O Atacadão, uma das maiores redes do país e parte do grupo Carrefour, até agora não se manifestou publicamente sobre a condenação. O silêncio é sintomático. Grandes corporações do varejo, embora invistam pesadamente em marketing e discurso de responsabilidade social, muitas vezes mantêm práticas internas que vão na contramão desses valores. E quando casos como esse vêm à tona, não raramente optam por recorrer em silêncio, apostando que o desgaste institucional será passageiro.
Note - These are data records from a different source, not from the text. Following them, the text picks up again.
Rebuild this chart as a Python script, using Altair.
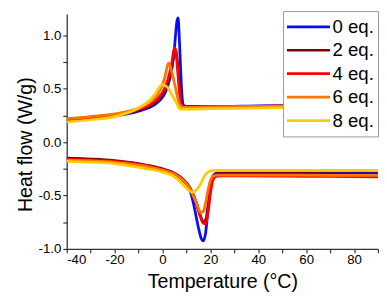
import altair as alt
import pandas as pd

series = ["0 eq.", "2 eq.", "4 eq.", "6 eq.", "8 eq."]
colors = ["#0b0bf6", "#800000", "#ff0000", "#ff7300", "#ffcc00"]

# heating branch (upper curves)
heat_T = [-40, -30, -20, -10, -5, -3, -1, 0, 1, 2, 2.5, 3, 4, 5, 5.5, 6, 6.5, 7, 7.5, 8, 8.5, 9, 10, 20, 40, 60, 90]
heat_0 = [0.200, 0.220, 0.245, 0.290, 0.330, 0.355, 0.395, 0.420, 0.460, 0.515, 0.550, 0.590, 0.700, 0.880, 1.020, 1.130, 1.165, 0.980, 0.720, 0.480, 0.360, 0.340, 0.335, 0.335, 0.340, 0.345, 0.355]
heat_2 = [0.210, 0.230, 0.255, 0.300, 0.345, 0.375, 0.420, 0.450, 0.490, 0.545, 0.580, 0.620, 0.720, 0.845, 0.865, 0.800, 0.680, 0.540, 0.420, 0.355, 0.335, 0.330, 0.330, 0.330, 0.335, 0.340, 0.350]
heat_4 = [0.215, 0.235, 0.260, 0.310, 0.355, 0.390, 0.435, 0.465, 0.510, 0.570, 0.610, 0.650, 0.760, 0.885, 0.860, 0.760, 0.620, 0.490, 0.390, 0.345, 0.330, 0.330, 0.330, 0.330, 0.335, 0.340, 0.350]
heat_6 = [0.220, 0.240, 0.265, 0.320, 0.380, 0.420, 0.490, 0.540, 0.610, 0.710, 0.740, 0.720, 0.650, 0.550, 0.500, 0.450, 0.400, 0.360, 0.340, 0.330, 0.325, 0.325, 0.325, 0.330, 0.335, 0.340, 0.350]
heat_8 = [0.190, 0.210, 0.240, 0.320, 0.400, 0.455, 0.525, 0.540, 0.530, 0.515, 0.500, 0.480, 0.440, 0.400, 0.380, 0.360, 0.335, 0.315, 0.310, 0.310, 0.310, 0.310, 0.310, 0.315, 0.320, 0.325, 0.330]

# cooling branch (lower curves)
cool_T = [-40, -30, -20, -10, -5, 0, 5, 8, 10, 11, 12, 13, 14, 15, 16, 17, 18, 19, 20, 21, 22, 23, 25, 30, 50, 70, 90]
cool_0 = [-0.155, -0.165, -0.180, -0.210, -0.230, -0.260, -0.300, -0.345, -0.390, -0.425, -0.490, -0.580, -0.690, -0.800, -0.890, -0.925, -0.850, -0.630, -0.440, -0.320, -0.295, -0.290, -0.288, -0.288, -0.288, -0.288, -0.288]
cool_2 = [-0.150, -0.158, -0.172, -0.200, -0.222, -0.250, -0.290, -0.335, -0.380, -0.410, -0.450, -0.500, -0.560, -0.630, -0.700, -0.745, -0.730, -0.600, -0.430, -0.330, -0.300, -0.295, -0.295, -0.295, -0.295, -0.297, -0.300]
cool_4 = [-0.160, -0.168, -0.180, -0.208, -0.228, -0.258, -0.298, -0.345, -0.390, -0.420, -0.460, -0.510, -0.570, -0.640, -0.710, -0.760, -0.765, -0.660, -0.480, -0.360, -0.325, -0.318, -0.316, -0.316, -0.318, -0.321, -0.324]
cool_6 = [-0.168, -0.176, -0.188, -0.215, -0.235, -0.262, -0.300, -0.345, -0.390, -0.420, -0.460, -0.510, -0.560, -0.620, -0.660, -0.650, -0.570, -0.450, -0.360, -0.320, -0.310, -0.308, -0.308, -0.308, -0.308, -0.310, -0.312]
cool_8 = [-0.180, -0.188, -0.200, -0.235, -0.255, -0.280, -0.325, -0.385, -0.430, -0.452, -0.465, -0.465, -0.452, -0.425, -0.385, -0.340, -0.300, -0.280, -0.270, -0.266, -0.265, -0.265, -0.265, -0.265, -0.264, -0.264, -0.264]

x_ticks = list(range(-40, 91, 10))
y_ticks = [-1.0, -0.75, -0.5, -0.25, 0.0, 0.25, 0.5, 0.75, 1.0]

rows = []
for branch, T, vals in [
    ("heating", heat_T, [heat_0, heat_2, heat_4, heat_6, heat_8]),
    ("cooling", cool_T, [cool_0, cool_2, cool_4, cool_6, cool_8]),
]:
    for s, v in zip(series, vals):
        for t, y in zip(T, v):
            rows.append({"T": t, "V": y, "series": s, "branch": branch})
df = pd.DataFrame(rows)

FONT = "Liberation Sans"

x_axis = alt.Axis(
    title="Temperature (°C)",
    values=x_ticks,
    labelExpr="datum.value % 20 == 0 ? '' + datum.value : ''",
    tickSize=4,
    labelPadding=0,
    grid=False,
    titlePadding=6,
)
y_axis = alt.Axis(
    title="Heat flow (W/g)",
    values=y_ticks,
    labelExpr="abs(datum.value*2 - round(datum.value*2)) < 0.001 ? (datum.value < 0 ? '-' : '') + format(abs(datum.value), '.1f') : ''",
    tickSize=4,
    labelPadding=2,
    grid=False,
    titlePadding=3,
    titleY=133,
)

chart = (
    alt.Chart(df)
    .mark_line(strokeWidth=2.8, interpolate="monotone", clip=True)
    .encode(
        x=alt.X("T:Q", scale=alt.Scale(domain=[-40, 90], nice=False, zero=False), axis=x_axis),
        y=alt.Y("V:Q", scale=alt.Scale(domain=[-1.0, 1.2], nice=False, zero=False), axis=y_axis),
        color=alt.Color(
            "series:N",
            scale=alt.Scale(domain=series, range=colors),
            sort=series,
            legend=alt.Legend(
                title=None,
                orient="none",
                legendX=221,
                legendY=-3,
                strokeColor="#999999",
                fillColor="white",
                padding=4,
                symbolType="stroke",
                symbolSize=2200,
                symbolStrokeWidth=2.8,
                clipHeight=24,
                rowPadding=0,
                labelFontSize=19,
                labelFont=FONT,
                labelOffset=1,
                symbolOffset=-4.5,
            ),
        ),
        detail="branch:N",
    )
    .properties(
        width=318,
        height=240,
        autosize=alt.AutoSizeParams(type="none"),
        padding={"left": 60, "top": 3, "right": 1, "bottom": 50},
    )
    .configure_view(stroke=None)
    .configure_axis(
        domainColor="#333333",
        tickColor="#333333",
        domainWidth=1.3,
        tickWidth=1.2,
        labelFont=FONT,
        labelFontSize=13.5,
        labelColor="#000000",
        titleFont=FONT,
        titleFontSize=20,
        titleFontWeight="normal",
        titleColor="#000000",
    )
)

chart.save("out.html", embed_options={"renderer": "svg", "actions": False})
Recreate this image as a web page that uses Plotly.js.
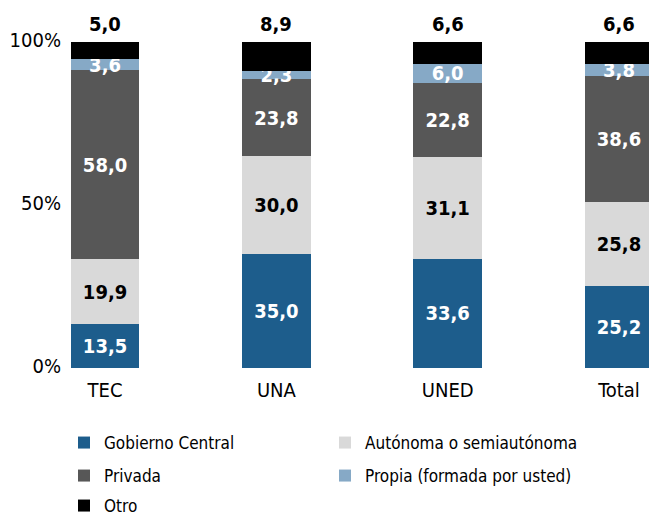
<!DOCTYPE html>
<html>
<head>
<meta charset="utf-8">
<script src="https://cdn.plot.ly/plotly-3.0.1.min.js"></script>
<style>html,body{margin:0;padding:0;background:#fff;}#chart{width:649px;height:516px;}</style>
</head>
<body>
<div id="chart"></div>
<script>
const categories = ["TEC", "UNA", "UNED", "Total"];
const gobiernoCentral = [13.5, 35.0, 33.6, 25.2];
const autonoma = [19.9, 30.0, 31.1, 25.8];
const privada = [58.0, 23.8, 22.8, 38.6];
const propia = [3.6, 2.3, 6.0, 3.8];
const otro = [5.0, 8.9, 6.6, 6.6];
const seriesNames = ["Gobierno Central", "Autónoma o semiautónoma", "Privada", "Propia (formada por usted)", "Otro"];
const yTickVals = [0, 50, 100];
const yTickText = ["0%", "50%", "100%"];

const FONT = "'Liberation Sans Narrow', 'Arial Narrow', 'DejaVu Sans Condensed', 'Roboto Condensed', sans-serif";
const colors = ["#1d5d8c", "#d9d9d9", "#575757", "#86a9c6", "#000000"];
const textColors = ["#ffffff", "#000000", "#ffffff", "#ffffff", "#000000"];
const legends = ["legend", "legend", "legend2", "legend2", "legend3"];
const values = [gobiernoCentral, autonoma, privada, propia, otro];
const fmt = d => d.toFixed(1).replace(".", ",");

const traces = values.map((v, i) => ({
  type: "bar",
  name: seriesNames[i],
  x: categories,
  y: v,
  width: 0.4,
  marker: {color: colors[i], line: {width: 0}},
  text: v.map(fmt),
  texttemplate: "%{text}",
  textposition: i === 4 ? "none" : "inside",
  insidetextanchor: "middle",
  constraintext: "none",
  textangle: 0,
  textfont: {family: FONT, size: 20, color: textColors[i], weight: "bold"},
  cliponaxis: false,
  legend: legends[i],
  hoverinfo: "skip"
}));

// Labels for the top series ("Otro"), placed above each stacked bar
const stackTops = categories.map((c, j) => values.reduce((s, arr) => s + arr[j], 0));
const annotations = categories.map((c, j) => ({
  x: c, y: stackTops[j], xref: "x", yref: "y",
  text: fmt(otro[j]), showarrow: false,
  xanchor: "center", yanchor: "bottom", yshift: 4,
  font: {family: FONT, size: 20, color: "#000", weight: "bold"}
}));

const legendBase = {
  orientation: "h",
  xref: "container", yref: "container",
  xanchor: "left", yanchor: "middle",
  font: {family: FONT, size: 17, color: "#000"},
  entrywidth: 216,
  bgcolor: "rgba(0,0,0,0)",
  itemclick: false, itemdoubleclick: false,
  traceorder: "normal"
};

const layout = {
  width: 649, height: 516,
  margin: {l: 66, r: 0, t: 42, b: 148, pad: 0},
  barmode: "stack",
  separators: ",.",
  paper_bgcolor: "#fff", plot_bgcolor: "#fff",
  font: {family: FONT, size: 19, color: "#000"},
  xaxis: {
    type: "category",
    range: [-0.228, 3.175],
    showgrid: false, zeroline: false, showline: false,
    ticks: "", ticklabelstandoff: 8,
    tickfont: {family: FONT, size: 20, color: "#000"},
    fixedrange: true
  },
  yaxis: {
    range: [0, 100.12],
    tickvals: yTickVals, ticktext: yTickText,
    showgrid: false, zeroline: false, showline: false,
    ticks: "", ticklabelshift: -2, ticklabelstandoff: 4,
    tickfont: {family: FONT, size: 20, color: "#000"},
    fixedrange: true
  },
  annotations: annotations,
  showlegend: true,
  legend: Object.assign({}, legendBase, {x: 64 / 649, y: 1 - 443 / 516}),
  legend2: Object.assign({}, legendBase, {x: 64 / 649, y: 1 - 476 / 516}),
  legend3: Object.assign({}, legendBase, {x: 64 / 649, y: 1 - 506 / 516})
};

Plotly.newPlot("chart", traces, layout, {displayModeBar: false, staticPlot: true});
</script>
</body>
</html>
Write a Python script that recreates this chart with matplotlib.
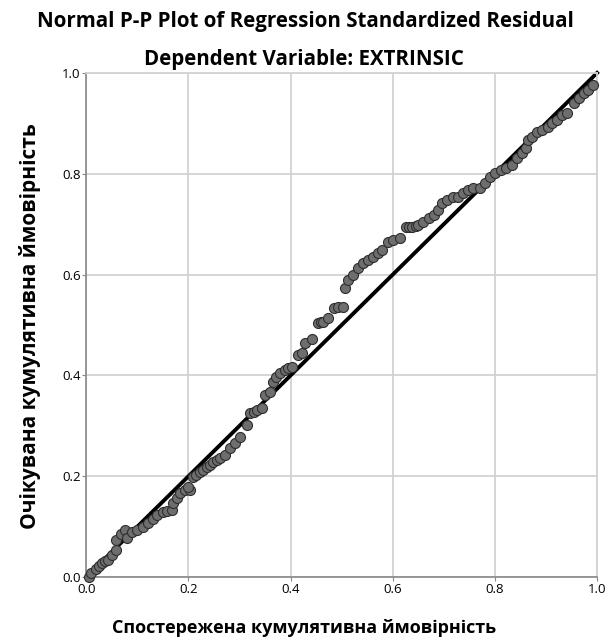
import matplotlib
matplotlib.use("Agg")
from matplotlib import pyplot as plt

# observed cumulative probability (x) and expected cumulative probability (y)
observed = [0.005, 0.01, 0.018, 0.025, 0.03, 0.036, 0.042, 0.05, 0.059, 0.059, 0.068, 0.075, 0.079,
            0.09, 0.10, 0.11, 0.12, 0.13, 0.138, 0.15, 0.158, 0.167, 0.17, 0.177, 0.183, 0.193, 0.203,
            0.199, 0.209, 0.215, 0.222, 0.229, 0.236, 0.242, 0.248, 0.255, 0.262, 0.271, 0.281, 0.291,
            0.301, 0.314, 0.321, 0.328, 0.334, 0.343, 0.35, 0.36, 0.366, 0.372, 0.379, 0.389, 0.395,
            0.402, 0.415, 0.422, 0.428, 0.441, 0.454, 0.459, 0.464, 0.474, 0.484, 0.493, 0.503, 0.507,
            0.513, 0.523, 0.532, 0.542, 0.552, 0.562, 0.572, 0.579, 0.591, 0.601, 0.615, 0.625, 0.632,
            0.638, 0.645, 0.65, 0.66, 0.67, 0.68, 0.689, 0.697, 0.707, 0.718, 0.728, 0.738, 0.748,
            0.758, 0.771, 0.781, 0.791, 0.801, 0.811, 0.821, 0.834, 0.844, 0.854, 0.86, 0.864, 0.873,
            0.883, 0.893, 0.903, 0.912, 0.922, 0.932, 0.942, 0.954, 0.964, 0.974, 0.983, 0.993]
expected = [0.0, 0.008, 0.015, 0.022, 0.028, 0.031, 0.034, 0.044, 0.054, 0.073, 0.085, 0.093, 0.077,
            0.09, 0.093, 0.1, 0.107, 0.115, 0.123, 0.129, 0.131, 0.133, 0.147, 0.157, 0.167, 0.173, 0.173,
            0.179, 0.198, 0.203, 0.208, 0.213, 0.218, 0.223, 0.228, 0.232, 0.236, 0.242, 0.256, 0.266,
            0.278, 0.302, 0.325, 0.328, 0.331, 0.335, 0.361, 0.367, 0.387, 0.397, 0.405, 0.411, 0.414,
            0.417, 0.44, 0.444, 0.464, 0.472, 0.504, 0.505, 0.506, 0.514, 0.534, 0.536, 0.536, 0.573,
            0.589, 0.599, 0.613, 0.623, 0.629, 0.635, 0.643, 0.649, 0.665, 0.669, 0.673, 0.694, 0.694,
            0.694, 0.696, 0.698, 0.704, 0.712, 0.718, 0.728, 0.742, 0.748, 0.754, 0.754, 0.762, 0.768,
            0.772, 0.772, 0.782, 0.794, 0.802, 0.808, 0.812, 0.817, 0.831, 0.841, 0.851, 0.867, 0.873,
            0.883, 0.887, 0.893, 0.901, 0.907, 0.917, 0.921, 0.94, 0.95, 0.96, 0.966, 0.976]
ref_line = [0.0, 1.0]
ticks = [0.0, 0.2, 0.4, 0.6, 0.8, 1.0]

plt.rcParams['font.family'] = ['Open Sans', 'DejaVu Sans']

fig = plt.figure(figsize=(6.08, 6.43), dpi=100)
ax = fig.add_axes([0.142, 0.1026, 0.84, 0.784])

ax.grid(True, color='#d2d2d2', linewidth=1.3, zorder=0)
ax.plot(ref_line, ref_line, color='black', linewidth=2.8, zorder=2, clip_on=False)
ax.scatter(observed, expected, s=52, facecolor='#6e6e6e', edgecolor='#2e2e2e',
           linewidth=0.8, zorder=3, clip_on=False)

ax.set_xlim(0, 1)
ax.set_ylim(0, 1)
ax.set_xticks(ticks)
ax.set_yticks(ticks)
ax.set_xticklabels([f"{t:.1f}" for t in ticks])
ax.set_yticklabels([f"{t:.1f}" for t in ticks])
ax.tick_params(length=3, width=0.8, color='#888888', labelsize=9.5, pad=1)
for side in ['left', 'bottom']:
    ax.spines[side].set_color('#888888')
    ax.spines[side].set_linewidth(1.2)
for side in ['top', 'right']:
    ax.spines[side].set_color('#d2d2d2')
    ax.spines[side].set_linewidth(1.3)

# axis titles placed like SPSS does: x title centred on the figure
fig.text(304 / 608, 1 - 628 / 643, "Спостережена кумулятивна ймовірність",
         ha='center', va='center', fontsize=13, fontweight='bold')
fig.text(30 / 608, 1 - 326 / 643, "Очікувана кумулятивна ймовірність",
         ha='center', va='center', rotation=90, fontsize=15, fontweight='bold')

fig.text(305 / 608, 1 - 22 / 643, "Normal P-P Plot of Regression Standardized Residual",
         ha='center', va='center', fontsize=14.8, fontweight='bold')
fig.text(0.5, 1 - 60 / 643, "Dependent Variable: EXTRINSIC",
         ha='center', va='center', fontsize=14.8, fontweight='bold')

fig.savefig("out.png", dpi=100)
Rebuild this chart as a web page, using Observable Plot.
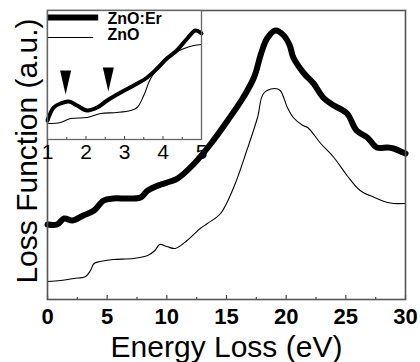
<!DOCTYPE html>
<html>
<head>
<meta charset="utf-8">
<script src="https://cdn.jsdelivr.net/npm/d3@7"></script>
<script src="https://cdn.jsdelivr.net/npm/@observablehq/plot@0.6"></script>
<style>
  html, body { margin: 0; padding: 0; background: white; }
  #wrap { position: relative; width: 420px; height: 362px; overflow: hidden; }
  #wrap svg { position: absolute; left: 0; top: 0; }
</style>
</head>
<body>
<div id="wrap"></div>
<script>
// ---- Main panel data (Energy Loss in eV, loss function in a.u.) ----
const mainErE = [0, 0.8, 1.4, 2.1, 3.0, 3.9, 4.7, 5.5, 6.7, 7.8, 8.4, 9.5, 10.3, 10.9, 12.3, 13.7, 15.1, 16.4, 17.3, 17.9, 18.4, 19.1, 19.8, 20.3, 20.6, 21.5, 22.3, 23.1, 24.0, 25.1, 25.9, 26.8, 27.6, 28.5, 29.0, 29.8, 30];
const mainErV = [75, 75, 81, 79, 84, 89, 99, 101, 101, 102, 109, 115, 118, 121, 136, 156, 179, 202, 222, 246, 261, 269, 264, 254, 242, 226, 216, 202, 194, 186, 169, 162, 152, 152, 151, 147, 146];

const mainZnE = [0, 1.1, 2.2, 3.2, 3.6, 3.9, 4.4, 5.5, 7.2, 8.4, 9.0, 9.4, 10.0, 10.7, 11.7, 12.8, 13.4, 14.5, 15.6, 16.7, 17.6, 18.1, 19.0, 19.5, 20.1, 20.6, 21.4, 21.8, 22.9, 24.0, 25.1, 26.2, 27.4, 28.5, 29.0, 30];
const mainZnV = [18, 19, 21, 23, 29, 36, 38, 40, 41, 44, 49, 55, 53, 51, 59, 71, 76, 86, 112, 149, 182, 206, 211, 209, 192, 182, 174, 172, 156, 142, 124, 109, 102, 97, 96, 96];

// ---- Inset data (1–5 eV) ----
const insetErE = [1.0, 1.16, 1.34, 1.55, 1.77, 2.03, 2.29, 2.55, 2.9, 3.24, 3.59, 3.85, 4.1, 4.36, 4.63, 4.84, 4.97, 5.0];
const insetErV = [19, 32, 36, 38, 34, 29, 32, 39, 47, 54, 62, 71, 81, 89, 101, 109, 107, 106];
const insetZnE = [1.0, 1.34, 1.6, 2.03, 2.38, 2.8, 3.16, 3.33, 3.5, 3.68, 3.94, 4.28, 4.55, 4.8, 5.0];
const insetZnV = [16, 17, 21, 22, 26, 27, 29, 32, 44, 61, 74, 86, 91, 94, 95];

// arrows marking features
const arrowE = [1.47, 2.58];
const arrowV = [57, 60];

// tick labels
const mainTicks = [0, 5, 10, 15, 20, 25, 30];
const mainMinor = [2.5, 7.5, 12.5, 17.5, 22.5, 27.5];
const insetTicks = [1, 2, 3, 4, 5];
const insetMinor = [1.5, 2.5, 3.5, 4.5];

// legend
const legendLabels = ["ZnO:Er", "ZnO"];
const legendWidths = [6, 1];

const zip = (xs, ys) => xs.map((x, i) => ({x, y: ys[i]}));
const FONT = "'Liberation Sans', Arial, Helvetica, sans-serif";

const main = Plot.plot({
  width: 420, height: 362,
  marginLeft: 47, marginRight: 15, marginTop: 10, marginBottom: 63,
  x: {domain: [0, 30], axis: null},
  y: {domain: [0, 289], axis: null},
  style: {fontFamily: FONT, background: "white", color: "black"},
  marks: [
    Plot.line(zip(mainZnE, mainZnV), {x: "x", y: "y", stroke: "black", strokeWidth: 1.1, curve: "catmull-rom"}),
    Plot.line(zip(mainErE, mainErV), {x: "x", y: "y", stroke: "black", strokeWidth: 6, curve: "catmull-rom", strokeLinejoin: "round"}),
    Plot.ruleX(mainTicks, {x: d => d, y1: 0, y2: 4, stroke: "#444", strokeWidth: 1.2}),
    Plot.ruleX(mainMinor, {x: d => d, y1: 0, y2: 2, stroke: "#444", strokeWidth: 1.2}),
    Plot.frame({stroke: "#555", strokeWidth: 1.6}),
    Plot.axisX(mainTicks, {tickSize: 0, tickPadding: 9, fontSize: 22, fontWeight: "bold", label: null, tickFormat: d => String(d)}),
    Plot.text(["Energy Loss (eV)"], {frameAnchor: "bottom", dy: 57, lineAnchor: "bottom", fontSize: 30, fill: "black"}),
    Plot.text(["Loss Function (a.u.)"], {frameAnchor: "left", textAnchor: "middle", dx: -11, dy: -4, rotate: -90, lineAnchor: "bottom", fontSize: 30, fill: "black"})
  ]
});

const arrowSymbol = {
  draw(ctx, size) {
    ctx.moveTo(-5.5, -12);
    ctx.lineTo(5.5, -12);
    ctx.lineTo(0, 12);
    ctx.closePath();
  }
};

const legendData = legendLabels.map((label, i) => ({label, w: legendWidths[i], y: i === 0 ? 122 : 102, ty: i === 0 ? 121 : 105}));

const inset = Plot.plot({
  width: 215, height: 170,
  marginLeft: 47, marginRight: 14, marginTop: 10, marginBottom: 31,
  x: {domain: [1, 5], axis: null},
  y: {domain: [0, 129], axis: null},
  style: {fontFamily: FONT, background: "transparent", color: "black", overflow: "visible"},
  marks: [
    Plot.frame({fill: "white"}),
    Plot.line(zip(insetZnE, insetZnV), {x: "x", y: "y", stroke: "black", strokeWidth: 1.1, curve: "catmull-rom"}),
    Plot.line(zip(insetErE, insetErV), {x: "x", y: "y", stroke: "black", strokeWidth: 4, curve: "catmull-rom", strokeLinejoin: "round"}),
    Plot.dot(zip(arrowE, arrowV), {x: "x", y: "y", symbol: arrowSymbol, fill: "black", stroke: null, r: 6}),
    Plot.ruleY(legendData, {y: "y", x1: 1, x2: d => d.w > 2 ? 2.33 : 2.2, strokeWidth: "w", stroke: "black"}),
    Plot.text(legendData, {x: 2.56, y: "ty", text: "label", textAnchor: "start", fontSize: 16, fontWeight: "bold", fill: "black"}),
    Plot.ruleX(insetTicks, {x: d => d, y1: 0, y2: 3, stroke: "#444", strokeWidth: 1}),
    Plot.ruleX(insetMinor, {x: d => d, y1: 0, y2: 2, stroke: "#444", strokeWidth: 1}),
    Plot.frame({stroke: "#666", strokeWidth: 1.3}),
    Plot.axisX(insetTicks, {tickSize: 0, tickPadding: 5, fontSize: 21, label: null, tickFormat: d => String(d)})
  ]
});

const wrap = document.getElementById("wrap");
wrap.appendChild(main);
wrap.appendChild(inset);
</script>
</body>
</html>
Este episódio não é isolado. Há uma série de denúncias semelhantes envolvendo grandes redes de supermercados, com acusações de jornadas exaustivas, metas abusivas, revistas íntimas e controle extremo de pausas. A decisão da Justiça do Trabalho deve ser lida como um alerta — e também como um precedente. O que está em jogo não é apenas o direito ao banheiro, mas a reafirmação de que nenhum modelo de negócio pode se sustentar à custa da dignidade de seus trabalhadores.
Enquanto os lucros seguem bilionários, o mínimo que se espera é respeito aos direitos fundamentais. O “controle de pausas”, quando ultrapassa a fronteira do razoável, transforma-se em vigilância humilhante — e isso tem nome: assédio institucional.